Efficient and Selective Recovery of Spent NCM Cathode Materials: A Green Deep Eutectic Solvent Process via Synergistic Acidity-Viscosity Regulation
Abstract
Facing the large-scale recycling demand for retired ternary lithium-ion batteries (NCM) from electric vehicles, conventional pyrometallurgical and hydrometallurgical processes are challenged by high energy consumption, significant secondary pollution, or complex flowsheets. This study constructed a novel green deep eutectic solvent (TL-DES) using lactic acid (LA) as the hydrogen bond donor and tetramethylammonium chloride (TMAC) as the hydrogen bond acceptor for the efficient leaching of valuable metals (Li, Ni, Co, Mn) from severely degraded NCM cathode materials. The synergistic effect between acidity and viscosity in this system and its leaching behavior were systematically investigated, revealing a cooperative leaching mechanism of "proton attack -coordination dissociation -reduction stabilization". Experiments demonstrated that under conditions of 100 ℃ and 2 h, the leaching efficiencies of Li, Co, Ni, and Mn all exceeded 95%, meeting the requirements of the EU's new Battery Regulation.
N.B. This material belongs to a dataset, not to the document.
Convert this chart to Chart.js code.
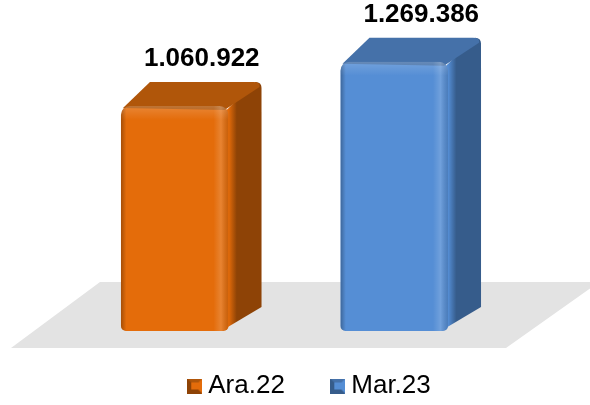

By introducing anhydrous ethanol as an antisolvent, highly selective separation characterized by "complete precipitation of Ni/Co, partial precipitation of Mn, and no precipitation of Li" was achieved. The precipitated product was a structurally ordered lactate-intercalated layered double hydroxide (LDH), which can be directly used as a cathode precursor. Life cycle assessment indicated that this process significantly outperforms traditional pyrometallurgy and direct regeneration in terms of greenhouse gas emissions (0.52 kg/kg) and energy consumption (7.22 MJ/kg), while maintaining good economic feasibility. Based on the degree of material degradation, this study further proposes a "graded regeneration" strategy, offering a viable technical pathway for the short-process, closed-loop recycling of spent ternary batteries.